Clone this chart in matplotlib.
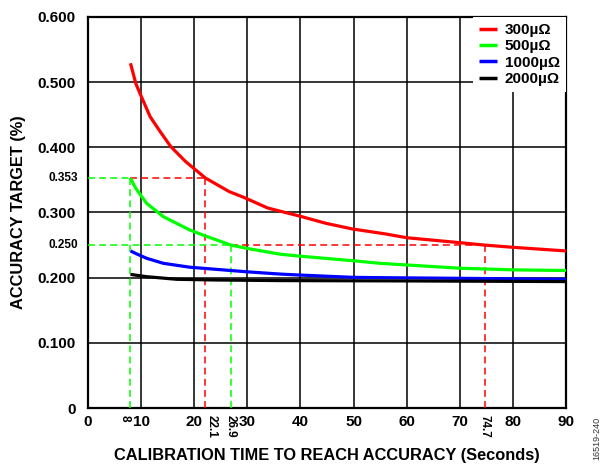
import matplotlib
matplotlib.use("Agg")
import matplotlib.pyplot as plt
import matplotlib.transforms as mtransforms

plt.rcParams['font.family'] = ['Liberation Sans', 'DejaVu Sans']
plt.rcParams['font.weight'] = 'bold'

# Calibration time (s) vs accuracy target (%) for each shunt resistance
t_300 = [8, 9.0, 9.8, 11.7, 13.6, 15.6, 18.4, 22.1, 26.6, 29.4, 33.8, 37.3, 39.8,
         44.8, 49.8, 56.1, 60, 70, 74.7, 80, 90]
acc_300 = [0.529, 0.498, 0.4825, 0.447, 0.424, 0.401, 0.378, 0.353, 0.332, 0.323,
           0.307, 0.2997, 0.2946, 0.2834, 0.2747, 0.267, 0.2613, 0.2537, 0.250,
           0.2466, 0.241]

t_500 = [8, 8.5, 9.0, 11.05, 14.2, 19.2, 22.1, 26.9, 29.9, 36.2, 39.9, 49.9, 55,
         70, 80, 90]
acc_500 = [0.353, 0.3445, 0.337, 0.314, 0.2935, 0.273, 0.264, 0.250, 0.245, 0.236,
           0.233, 0.226, 0.222, 0.2145, 0.212, 0.211]

t_1000 = [8, 9.2, 11.05, 14.2, 19.2, 29.9, 36.2, 39.9, 49.9, 55, 70, 90]
acc_1000 = [0.241, 0.2363, 0.2297, 0.222, 0.216, 0.209, 0.2055, 0.204, 0.2005,
            0.200, 0.199, 0.1975]

t_2000 = [8, 11.05, 16.7, 23.5, 36.2, 60, 90]
acc_2000 = [0.205, 0.2015, 0.1975, 0.1965, 0.1955, 0.195, 0.194]

series_labels = ['300µΩ', '500µΩ', '1000µΩ', '2000µΩ']
series_colors = ['#FF0000', '#00FF00', '#0000FF', '#000000']

# Highlighted operating points: times (s) and accuracy targets (%)
mark_times = [8, 22.1, 26.9, 74.7]
mark_accs = [0.353, 0.250]

x_ticks = [0, 10, 20, 30, 40, 50, 60, 70, 80, 90]
x_ticklabels = ['0', '10', '20', '30', '40', '50', '60', '70', '80', '90']
y_ticks = [0, 0.1, 0.2, 0.3, 0.4, 0.5, 0.6]
y_ticklabels = ['0', '0.100', '0.200', '0.300', '0.400', '0.500', '0.600']

fig = plt.figure(figsize=(6.03, 4.65), dpi=100)
ax = fig.add_axes([88 / 603, 1 - 408 / 465, (566 - 88) / 603, (408 - 17) / 465])

ax.set_xlim(0, 90)
ax.set_ylim(0, 0.6)
ax.set_xticks(x_ticks)
ax.set_xticklabels(x_ticklabels, fontsize=11, fontweight='bold')
ax.set_yticks(y_ticks)
ax.set_yticklabels(y_ticklabels, fontsize=11, fontweight='bold')
ax.tick_params(axis='y', length=0, pad=9)
ax.tick_params(axis='x', length=0, pad=5)
ax.grid(True, color='black', linewidth=1.1)
ax.set_axisbelow(True)
for s in ax.spines.values():
    s.set_linewidth(1.6)
    s.set_color('black')

dash = dict(linewidth=1.1, dashes=(4.5, 2.8), zorder=3)
g, r = '#00FF00', '#FF0000'
# guides at 0.353 %
ax.plot([0, mark_times[0]], [mark_accs[0]] * 2, color=g, **dash)
ax.plot([mark_times[0], mark_times[1]], [mark_accs[0]] * 2, color=r, **dash)
ax.plot([mark_times[0]] * 2, [0, mark_accs[0]], color=g, **dash)
ax.plot([mark_times[1]] * 2, [0, mark_accs[0]], color=r, **dash)
# guides at 0.250 %
ax.plot([0, mark_times[2]], [mark_accs[1]] * 2, color=g, **dash)
ax.plot([mark_times[2], mark_times[3]], [mark_accs[1]] * 2, color=r, **dash)
ax.plot([mark_times[2]] * 2, [0, mark_accs[1]], color=g, **dash)
ax.plot([mark_times[3]] * 2, [0, mark_accs[1]], color=r, **dash)

for (t, a), lab, c in zip([(t_300, acc_300), (t_500, acc_500),
                          (t_1000, acc_1000), (t_2000, acc_2000)],
                         series_labels, series_colors):
    ax.plot(t, a, color=c, linewidth=2.3, label=lab, zorder=4,
            solid_capstyle='butt', solid_joinstyle='round')

leg = ax.legend(loc='upper right', frameon=True, fancybox=False,
                framealpha=1, edgecolor='white', handlelength=1.2,
                handletextpad=0.5, borderpad=0.4, labelspacing=0.15,
                borderaxespad=0.0, prop={'weight': 'bold', 'size': 11})
leg.get_frame().set_linewidth(0)
for h in leg.get_lines():
    h.set_linewidth(2.5)

# small labels for the highlighted values
ytr = mtransforms.blended_transform_factory(ax.transAxes, ax.transData)
for v in mark_accs:
    ax.text(-0.021, v, f'{v:.3f}', transform=ytr, ha='right', va='center',
            fontsize=8.5, fontweight='bold')
xtr = mtransforms.blended_transform_factory(ax.transData, ax.transAxes)
align = {8: 'right', 22.1: 'left', 26.9: 'center', 74.7: 'center'}
for v in mark_times:
    ax.text(v, -0.018, f'{v:g}', transform=xtr, ha=align[v], va='top',
            rotation=-90, fontsize=8.5, fontweight='bold')

ax.set_xlabel('CALIBRATION TIME TO REACH ACCURACY (Seconds)', fontsize=11.8,
              fontweight='bold', labelpad=14)
ax.set_ylabel('ACCURACY TARGET (%)', fontsize=11.8, fontweight='bold',
              labelpad=8)

fig.text(597 / 603, 1 - 438 / 465, '16519-240', rotation=90, fontsize=6.5,
         ha='center', va='center', color='#333333', fontweight='normal')

fig.savefig('out.png', dpi=100)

▶ [Problem to work on]:
Skipping the pictures, transcribe each line above exactly as it appears.

▶ [The answer]:
Clone this chart in matplotlib.
import matplotlib
matplotlib.use("Agg")
import matplotlib.pyplot as plt
import matplotlib.transforms as mtransforms

plt.rcParams['font.family'] = ['Liberation Sans', 'DejaVu Sans']
plt.rcParams['font.weight'] = 'bold'

# Calibration time (s) vs accuracy target (%) for each shunt resistance
t_300 = [8, 9.0, 9.8, 11.7, 13.6, 15.6, 18.4, 22.1, 26.6, 29.4, 33.8, 37.3, 39.8,
         44.8, 49.8, 56.1, 60, 70, 74.7, 80, 90]
acc_300 = [0.529, 0.498, 0.4825, 0.447, 0.424, 0.401, 0.378, 0.353, 0.332, 0.323,
           0.307, 0.2997, 0.2946, 0.2834, 0.2747, 0.267, 0.2613, 0.2537, 0.250,
           0.2466, 0.241]

t_500 = [8, 8.5, 9.0, 11.05, 14.2, 19.2, 22.1, 26.9, 29.9, 36.2, 39.9, 49.9, 55,
         70, 80, 90]
acc_500 = [0.353, 0.3445, 0.337, 0.314, 0.2935, 0.273, 0.264, 0.250, 0.245, 0.236,
           0.233, 0.226, 0.222, 0.2145, 0.212, 0.211]

t_1000 = [8, 9.2, 11.05, 14.2, 19.2, 29.9, 36.2, 39.9, 49.9, 55, 70, 90]
acc_1000 = [0.241, 0.2363, 0.2297, 0.222, 0.216, 0.209, 0.2055, 0.204, 0.2005,
            0.200, 0.199, 0.1975]

t_2000 = [8, 11.05, 16.7, 23.5, 36.2, 60, 90]
acc_2000 = [0.205, 0.2015, 0.1975, 0.1965, 0.1955, 0.195, 0.194]

series_labels = ['300µΩ', '500µΩ', '1000µΩ', '2000µΩ']
series_colors = ['#FF0000', '#00FF00', '#0000FF', '#000000']

# Highlighted operating points: times (s) and accuracy targets (%)
mark_times = [8, 22.1, 26.9, 74.7]
mark_accs = [0.353, 0.250]

x_ticks = [0, 10, 20, 30, 40, 50, 60, 70, 80, 90]
x_ticklabels = ['0', '10', '20', '30', '40', '50', '60', '70', '80', '90']
y_ticks = [0, 0.1, 0.2, 0.3, 0.4, 0.5, 0.6]
y_ticklabels = ['0', '0.100', '0.200', '0.300', '0.400', '0.500', '0.600']

fig = plt.figure(figsize=(6.03, 4.65), dpi=100)
ax = fig.add_axes([88 / 603, 1 - 408 / 465, (566 - 88) / 603, (408 - 17) / 465])

ax.set_xlim(0, 90)
ax.set_ylim(0, 0.6)
ax.set_xticks(x_ticks)
ax.set_xticklabels(x_ticklabels, fontsize=11, fontweight='bold')
ax.set_yticks(y_ticks)
ax.set_yticklabels(y_ticklabels, fontsize=11, fontweight='bold')
ax.tick_params(axis='y', length=0, pad=9)
ax.tick_params(axis='x', length=0, pad=5)
ax.grid(True, color='black', linewidth=1.1)
ax.set_axisbelow(True)
for s in ax.spines.values():
    s.set_linewidth(1.6)
    s.set_color('black')

dash = dict(linewidth=1.1, dashes=(4.5, 2.8), zorder=3)
g, r = '#00FF00', '#FF0000'
# guides at 0.353 %
ax.plot([0, mark_times[0]], [mark_accs[0]] * 2, color=g, **dash)
ax.plot([mark_times[0], mark_times[1]], [mark_accs[0]] * 2, color=r, **dash)
ax.plot([mark_times[0]] * 2, [0, mark_accs[0]], color=g, **dash)
ax.plot([mark_times[1]] * 2, [0, mark_accs[0]], color=r, **dash)
# guides at 0.250 %
ax.plot([0, mark_times[2]], [mark_accs[1]] * 2, color=g, **dash)
ax.plot([mark_times[2], mark_times[3]], [mark_accs[1]] * 2, color=r, **dash)
ax.plot([mark_times[2]] * 2, [0, mark_accs[1]], color=g, **dash)
ax.plot([mark_times[3]] * 2, [0, mark_accs[1]], color=r, **dash)

for (t, a), lab, c in zip([(t_300, acc_300), (t_500, acc_500),
                          (t_1000, acc_1000), (t_2000, acc_2000)],
                         series_labels, series_colors):
    ax.plot(t, a, color=c, linewidth=2.3, label=lab, zorder=4,
            solid_capstyle='butt', solid_joinstyle='round')

leg = ax.legend(loc='upper right', frameon=True, fancybox=False,
                framealpha=1, edgecolor='white', handlelength=1.2,
                handletextpad=0.5, borderpad=0.4, labelspacing=0.15,
                borderaxespad=0.0, prop={'weight': 'bold', 'size': 11})
leg.get_frame().set_linewidth(0)
for h in leg.get_lines():
    h.set_linewidth(2.5)

# small labels for the highlighted values
ytr = mtransforms.blended_transform_factory(ax.transAxes, ax.transData)
for v in mark_accs:
    ax.text(-0.021, v, f'{v:.3f}', transform=ytr, ha='right', va='center',
            fontsize=8.5, fontweight='bold')
xtr = mtransforms.blended_transform_factory(ax.transData, ax.transAxes)
align = {8: 'right', 22.1: 'left', 26.9: 'center', 74.7: 'center'}
for v in mark_times:
    ax.text(v, -0.018, f'{v:g}', transform=xtr, ha=align[v], va='top',
            rotation=-90, fontsize=8.5, fontweight='bold')

ax.set_xlabel('CALIBRATION TIME TO REACH ACCURACY (Seconds)', fontsize=11.8,
              fontweight='bold', labelpad=14)
ax.set_ylabel('ACCURACY TARGET (%)', fontsize=11.8, fontweight='bold',
              labelpad=8)

fig.text(597 / 603, 1 - 438 / 465, '16519-240', rotation=90, fontsize=6.5,
         ha='center', va='center', color='#333333', fontweight='normal')

fig.savefig('out.png', dpi=100)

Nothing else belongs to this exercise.